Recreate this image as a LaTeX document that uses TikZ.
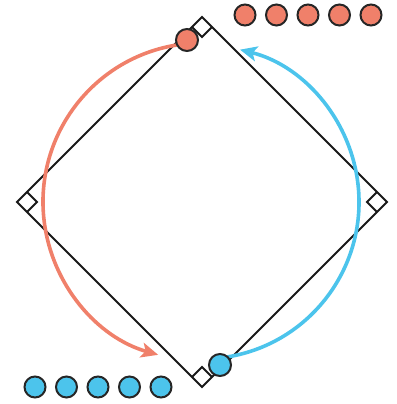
\documentclass[tikz,border=0pt]{standalone}
\usetikzlibrary{arrows.meta,calc}
\definecolor{salmon}{RGB}{240,128,106}
\definecolor{skyblue}{RGB}{76,196,236}
\begin{document}
\begin{tikzpicture}[
    x=1pt, y=1pt,
    edge/.style={
      draw=black!90,
      line width=2pt,
      line join=miter
    },
    token/.style={
      circle,
      draw=black!85,
      line width=2pt,
      minimum size=21pt,
      inner sep=0pt
    },
    move/.style={
      -{Stealth[length=17pt,width=15pt,inset=4pt]},
      line width=3.6pt
    }
  ]
    \useasboundingbox (0,0) rectangle (396,404);
    \coordinate (c) at (202,202);
    \coordinate (top) at (202,387);
    \coordinate (right) at (387,202);
    \coordinate (bottom) at (202,17);
    \coordinate (left) at (17,202);

    \draw[edge] (top) -- (right) -- (bottom) -- (left) -- cycle;
    % right angle marks
    \foreach \a in {0,90,180,270}
      \draw[edge, line width=1.8pt, rotate around={\a:(c)}] (192,377) -- (202,367) -- (212,377);

    % moves
    \coordinate (os) at ($(c)+(97:159)$);
    \coordinate (bs) at ($(c)+(-82:157)$);
    \draw[move, salmon] (os) arc[start angle=97, end angle=254, radius=159];
    \draw[move, skyblue] (bs) arc[start angle=-82, end angle=76, radius=157];

    \node[token, fill=salmon, minimum size=22pt] (red) at (187,364) {};
    \node[token, fill=skyblue, minimum size=22pt] (blue) at (220,39) {};
    \foreach \i in {0,...,4} {
      \node[token, fill=salmon] (r\i) at (245+31.5*\i,389) {};
      \node[token, fill=skyblue] (b\i) at (35+31.5*\i,17) {};
    }
  \end{tikzpicture}
\end{document}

§

SET TASK: Repeat the data above exactly, but not the pictures.

SOLUTION TO THE PROBLEM:
Recreate this image as a LaTeX document that uses TikZ.
\documentclass[tikz,border=0pt]{standalone}
\usetikzlibrary{arrows.meta,calc}
\definecolor{salmon}{RGB}{240,128,106}
\definecolor{skyblue}{RGB}{76,196,236}
\begin{document}
\begin{tikzpicture}[
    x=1pt, y=1pt,
    edge/.style={
      draw=black!90,
      line width=2pt,
      line join=miter
    },
    token/.style={
      circle,
      draw=black!85,
      line width=2pt,
      minimum size=21pt,
      inner sep=0pt
    },
    move/.style={
      -{Stealth[length=17pt,width=15pt,inset=4pt]},
      line width=3.6pt
    }
  ]
    \useasboundingbox (0,0) rectangle (396,404);
    \coordinate (c) at (202,202);
    \coordinate (top) at (202,387);
    \coordinate (right) at (387,202);
    \coordinate (bottom) at (202,17);
    \coordinate (left) at (17,202);

    \draw[edge] (top) -- (right) -- (bottom) -- (left) -- cycle;
    % right angle marks
    \foreach \a in {0,90,180,270}
      \draw[edge, line width=1.8pt, rotate around={\a:(c)}] (192,377) -- (202,367) -- (212,377);

    % moves
    \coordinate (os) at ($(c)+(97:159)$);
    \coordinate (bs) at ($(c)+(-82:157)$);
    \draw[move, salmon] (os) arc[start angle=97, end angle=254, radius=159];
    \draw[move, skyblue] (bs) arc[start angle=-82, end angle=76, radius=157];

    \node[token, fill=salmon, minimum size=22pt] (red) at (187,364) {};
    \node[token, fill=skyblue, minimum size=22pt] (blue) at (220,39) {};
    \foreach \i in {0,...,4} {
      \node[token, fill=salmon] (r\i) at (245+31.5*\i,389) {};
      \node[token, fill=skyblue] (b\i) at (35+31.5*\i,17) {};
    }
  \end{tikzpicture}
\end{document}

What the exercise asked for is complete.